A Luísa – a Luisinha – foi o que tive mais próximo de uma relação esotérica. Tudo nas nossas vidas, dos gestos aos gostos, das palavras aos olhares, dos sentimentos às datas, aos dias, às horas, tinha para ela um significado extramundano, metafísico, para lá do palpável e percetível. Uma vez, estávamos à mesa em casa dos meus pais, era o aniversário da minha mãe. De repente, a Luisinha levanta-se e diz "ou chega mais alguém, ou levanto-me e vou comer para o sofá". O desconforto foi geral. O burburinho dos comentários de espanto misturou-se com os risinhos nervosos de quem não sabe o que fazer. Só uma das minhas irmãs, a Marisa, segurou as pontas, fez-se compreensiva e impediu que a Luísa ficasse sozinha naquela situação desajeitada. Levantou-se e concordou muito, "sim, sim, a Luisinha tem toda a razão, não se sentam 13 pessoas a uma mesa", disse, abraçando a então cunhada pelos ombros como se fossem muito amigas. A minha mãe, de queixo levantado e olhos atentos tentando compreender, "ninguém se levanta", disse, e a Luísa acatou a decisão.

Por vezes, não era fácil viver com alguém que misturava em todos os aspetos e detalhes da vida a presença magnética e decisiva do que não se vê, das forças supostas do desconhecido, de uma energia superior e transcendente que anda aí pelo universo a condicionar-nos os destinos a todos. Mas também foi uma fase rica em descobertas. Eu, cético e descrente, fui aprendendo a ver o mundo pelas lentes de quem acredita nessas bengalas cósmicas que surgem quando os astros se alinham de uma determinada maneira, assim como as armadilhas universais ficam armadas à nossa espera quando esses mesmos astros se desalinham, ou se conjugam de maneira nefasta. Aprendi, sobretudo, a respeitar a outra perspetiva, compreendi que, por mais científico que seja o meu espírito, isso não me concede um título superior na maneira de encarar a vida. Que sabemos nós, afinal, acerca de todas estas coisas?

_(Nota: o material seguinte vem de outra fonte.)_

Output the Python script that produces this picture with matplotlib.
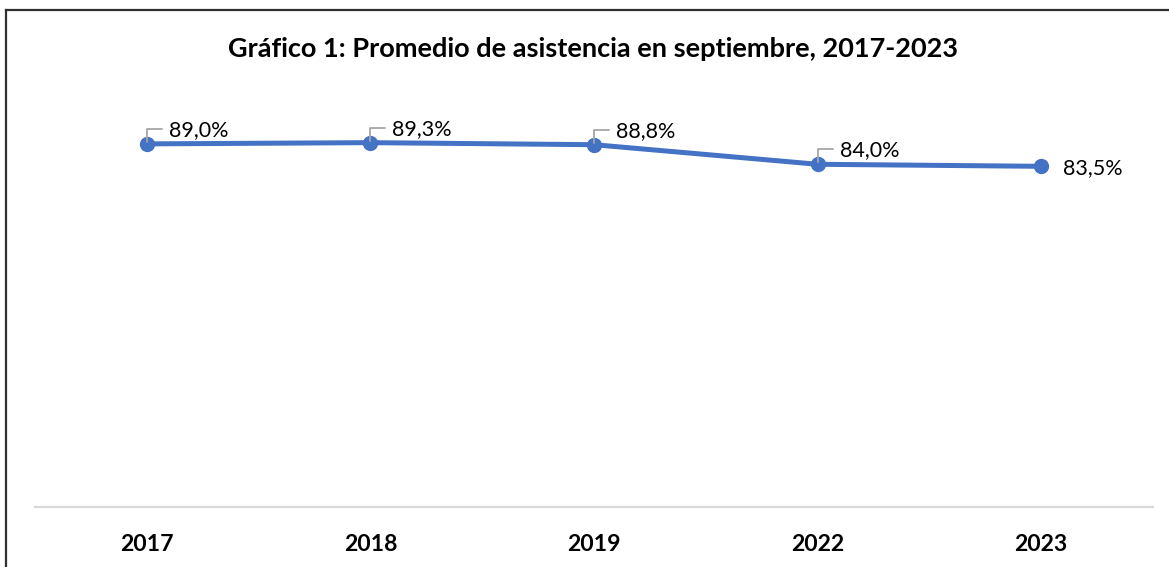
import matplotlib.pyplot as plt
from matplotlib.lines import Line2D

# data
years = ["2017", "2018", "2019", "2022", "2023"]
attendance = [0.890, 0.893, 0.888, 0.840, 0.835]
labels = ["89,0%", "89,3%", "88,8%", "84,0%", "83,5%"]

title = "Gráfico 1: Promedio de asistencia en septiembre, 2017-2023"
blue = "#4472C4"

plt.rcParams['font.family'] = ['Lato', 'DejaVu Sans']

fig = plt.figure(figsize=(11.69, 5.67), dpi=100)
ax = fig.add_axes([35 / 1169, 60 / 567, 1118 / 1169, 408 / 567])

x = range(len(years))
ax.plot(x, attendance, color=blue, linewidth=3.6, marker='o', markersize=10,
        solid_capstyle='round', zorder=3)

# data labels with small leader lines (the last one sits right of its point)
for i, (v, lab) in enumerate(zip(attendance, labels)):
    if i == len(years) - 1:
        ax.annotate(lab, xy=(i, v), xytext=(15.5, -1.5), textcoords='offset points',
                    ha='left', va='center', fontsize=15.5, color='#000000')
    else:
        ax.annotate('', xy=(i, v), xytext=(10.8, 10.8), textcoords='offset points',
                    arrowprops=dict(arrowstyle='-', color='#a6a6a6', lw=1.3,
                                    connectionstyle='angle,angleA=0,angleB=90,rad=0',
                                    shrinkA=0, shrinkB=1.5))
        ax.annotate(lab, xy=(i, v), xytext=(15.8, 10), textcoords='offset points',
                    ha='left', va='center', fontsize=15.5, color='#000000')

ax.set_xlim(-0.5, len(years) - 0.5)
ax.set_ylim(0, 1)
ax.set_xticks(list(x))
ax.set_xticklabels(years, fontsize=16.6, fontweight='bold')
ax.tick_params(axis='x', length=0, pad=19.5)
ax.set_yticks([])

for s in ['top', 'left', 'right']:
    ax.spines[s].set_visible(False)
ax.spines['bottom'].set_color('#d9d9d9')
ax.spines['bottom'].set_linewidth(1.6)

fig.text(593 / 1169, 1 - 49 / 567, title, ha='center', va='center',
         fontsize=19.5, fontweight='bold')

# chart frame (top and left edges visible)
fig.add_artist(Line2D([6 / 1169, 1], [1 - 10 / 567, 1 - 10 / 567],
                      color='#303030', linewidth=1.6))
fig.add_artist(Line2D([6 / 1169, 6 / 1169], [0, 1 - 10 / 567],
                      color='#303030', linewidth=1.6))

fig.savefig('out.png', dpi=100)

A vida é feita de tentativa e erro, acidentes e aprendizagens, não adianta andar a medir certezas, muito menos com a pessoa que amamos.

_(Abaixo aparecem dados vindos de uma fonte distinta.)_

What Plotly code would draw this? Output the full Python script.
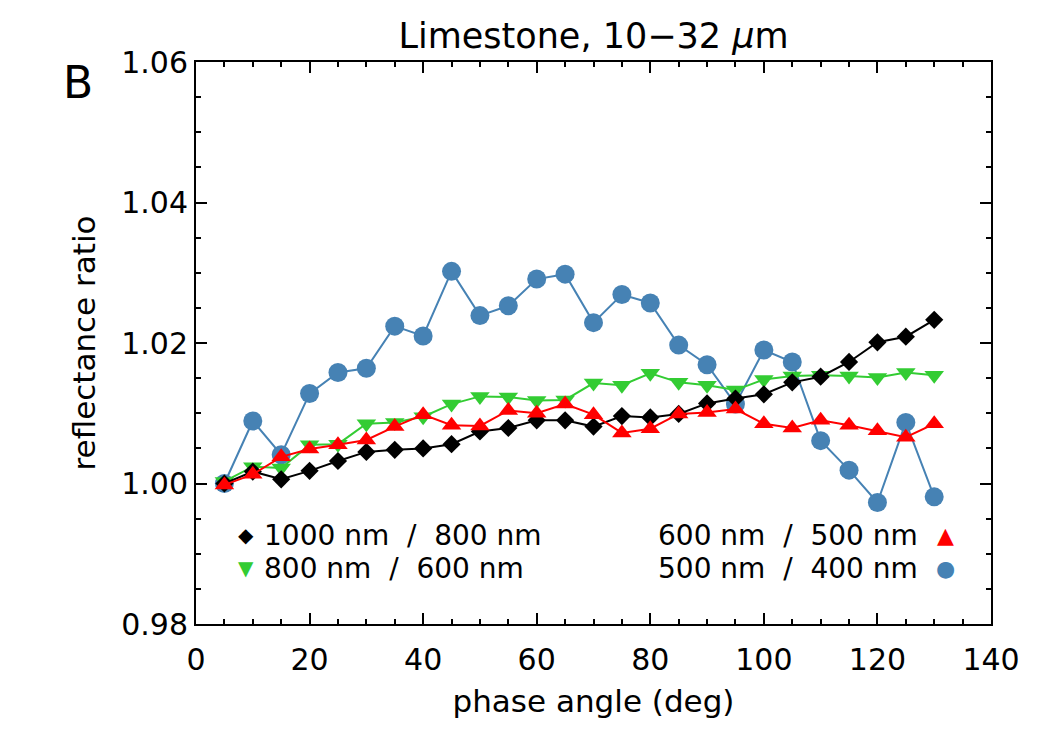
import plotly.graph_objects as go

phase = [5, 10, 15, 20, 25, 30, 35, 40, 45, 50, 55, 60, 65, 70, 75, 80, 85, 90, 95, 100, 105, 110, 115, 120, 125, 130]

r1000_800 = [1.0000, 1.0017, 1.0006, 1.0018, 1.0032, 1.0045, 1.0048, 1.0050, 1.0056, 1.0074, 1.0079, 1.0090, 1.0090, 1.0081,
             1.0096, 1.0094, 1.0099, 1.0114, 1.0121, 1.0127, 1.0144, 1.0152, 1.0173, 1.0201, 1.0209, 1.0233]
r800_600 = [1.0003, 1.0024, 1.0022, 1.0055, 1.0056, 1.0085, 1.0087, 1.0095, 1.0113, 1.0124, 1.0123, 1.0118, 1.0119, 1.0143,
            1.0140, 1.0157, 1.0144, 1.0140, 1.0133, 1.0148, 1.0153, 1.0154, 1.0153, 1.0151, 1.0158, 1.0154]
r600_500 = [0.9998, 1.0013, 1.0038, 1.0049, 1.0055, 1.0062, 1.0081, 1.0098, 1.0083, 1.0082, 1.0104, 1.0100, 1.0113, 1.0098,
            1.0072, 1.0078, 1.0099, 1.0101, 1.0106, 1.0085, 1.0079, 1.0090, 1.0083, 1.0075, 1.0066, 1.0085]
r500_400 = [1.0000, 1.0089, 1.0041, 1.0128, 1.0158, 1.0164, 1.0224, 1.0210, 1.0302, 1.0239, 1.0253, 1.0291, 1.0298, 1.0229,
            1.0269, 1.0257, 1.0197, 1.0169, 1.0113, 1.0190, 1.0173, 1.0061, 1.0019, 0.9973, 1.0087, 0.9981]

labels = ["1000 nm / 800 nm", "800 nm / 600 nm", "600 nm / 500 nm", "500 nm / 400 nm"]
colors = ["black", "#33CC33", "#FF0000", "#4682B4"]

FONT = "DejaVu Sans"
NB = "\u00a0"

fig = go.Figure()
fig.add_trace(go.Scatter(x=phase, y=r500_400, mode="lines+markers", name=labels[3],
                         line=dict(color=colors[3], width=2),
                         marker=dict(symbol="circle", size=19, color=colors[3])))
fig.add_trace(go.Scatter(x=phase, y=r800_600, mode="lines+markers", name=labels[1],
                         line=dict(color=colors[1], width=2),
                         marker=dict(symbol="triangle-down", size=17, color=colors[1])))
fig.add_trace(go.Scatter(x=phase, y=r1000_800, mode="lines+markers", name=labels[0],
                         line=dict(color=colors[0], width=2),
                         marker=dict(symbol="diamond", size=14, color=colors[0])))
fig.add_trace(go.Scatter(x=phase, y=r600_500, mode="lines+markers", name=labels[2],
                         line=dict(color=colors[2], width=2),
                         marker=dict(symbol="triangle-up", size=17, color=colors[2])))

axis_common = dict(showgrid=False, zeroline=False, showline=True, linecolor="black", linewidth=2,
                   mirror="ticks", ticks="inside", ticklen=11, tickwidth=2, tickcolor="black",
                   tickfont=dict(family=FONT, size=30, color="black"))

fig.update_xaxes(range=[0, 140], dtick=20, tick0=0, ticklabelstandoff=8,
                 minor=dict(dtick=5, tick0=0, ticks="inside", ticklen=5, tickwidth=2, tickcolor="black"),
                 title=dict(text="phase angle (deg)", font=dict(family=FONT, size=31, color="black"), standoff=14),
                 **axis_common)
fig.update_yaxes(range=[0.98, 1.06], dtick=0.02, tick0=0.98, tickformat=".2f",
                 minor=dict(dtick=0.005, tick0=0.98, ticks="inside", ticklen=5, tickwidth=2, tickcolor="black"),
                 title=dict(text="reflectance ratio", font=dict(family=FONT, size=31, color="black"), standoff=16),
                 **axis_common)

fig.update_layout(
    width=1050, height=750,
    margin=dict(l=196, r=59, t=62, b=126),
    plot_bgcolor="white", paper_bgcolor="white",
    showlegend=False,
    title=dict(text="Limestone, 10−32 <i>μ</i>m", x=0.5, xref="paper", y=1 - 36 / 750, yref="container",
               xanchor="center", yanchor="middle", font=dict(family=FONT, size=35, color="black")),
)

def px2paper(px, py):
    return (px - 196) / 795, (624 - py) / 562

def spaced(s):
    return s.replace(" / ", NB * 2 + "/" + NB * 2).replace(" ", NB)

annots = []
bx, by = px2paper(78, 82)
annots.append(dict(x=bx, y=by, xref="paper", yref="paper", text="B", showarrow=False,
                   font=dict(family=FONT, size=44, color="black"), xanchor="center", yanchor="middle"))

rows = [535, 568]
sym_left = ["◆", "▼"]
sym_right = ["▲", "●"]
left_idx = [0, 1]
right_idx = [2, 3]
for i, py in enumerate(rows):
    sx, sy = px2paper(246, py)
    annots.append(dict(x=sx, y=sy, xref="paper", yref="paper", text=sym_left[i], showarrow=False,
                       font=dict(family=FONT, size=20, color=colors[left_idx[i]]), xanchor="center", yanchor="middle"))
    tx, ty = px2paper(262, py)
    annots.append(dict(x=tx, y=ty, xref="paper", yref="paper", text=spaced(labels[left_idx[i]]), showarrow=False,
                       font=dict(family=FONT, size=28, color="black"), xanchor="left", yanchor="middle"))
    tx2, _ = px2paper(920, py)
    annots.append(dict(x=tx2, y=ty, xref="paper", yref="paper", text=spaced(labels[right_idx[i]]), showarrow=False,
                       font=dict(family=FONT, size=28, color="black"), xanchor="right", yanchor="middle"))
    sx2, _ = px2paper(945, py)
    annots.append(dict(x=sx2, y=sy, xref="paper", yref="paper", text=sym_right[i], showarrow=False,
                       font=dict(family=FONT, size=22, color=colors[right_idx[i]]), xanchor="center", yanchor="middle"))

fig.update_layout(annotations=annots)

fig.write_html("out.html")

A Luísa acabou comigo ao fim de pouco mais de três anos de relacionamento. Não teve nada a ver com astrologia nem com crenças metafísicas, nem com fenómenos do espetro da cartomância, com búzios, tarot ou linhas das mãos. Acabou comigo pela razão mais científica e racional de todas: percebeu que não gostava de mim. Tenho-lhe o maior respeito por isso, por ter sido franca, honesta e razoável, e que não tivesse recorrido aos mecanismos de outras dimensões da existência para justificar aquela decisão. 

Curiosamente, tivemos essa conversa estava Mercúrio retrógrado. Também aprendi muito acerca desse fenómeno e do que o Mercúrio, quando parece estar a andar para trás, nos faz ao coração, aos telefones e aos frigoríficos. No meu caso, se poupou nos eletrodomésticos, avariou gravemente o aparelho sentimental. Demorou-me algum tempo, meses, anos, até voltar a funcionar em condições. Até conhecer a Daniela, com quem estou ainda hoje. Quando nos conhecemos, perguntei-lhe de que signo era, em jeito de brincadeira. Respondeu que achava que era Balança, "sou de 23 de setembro". É mesmo. Continuamos, dia após dia, o nosso teste de compatibilidade. Aparentemente, Virgem e Balança até se dão bastante bem.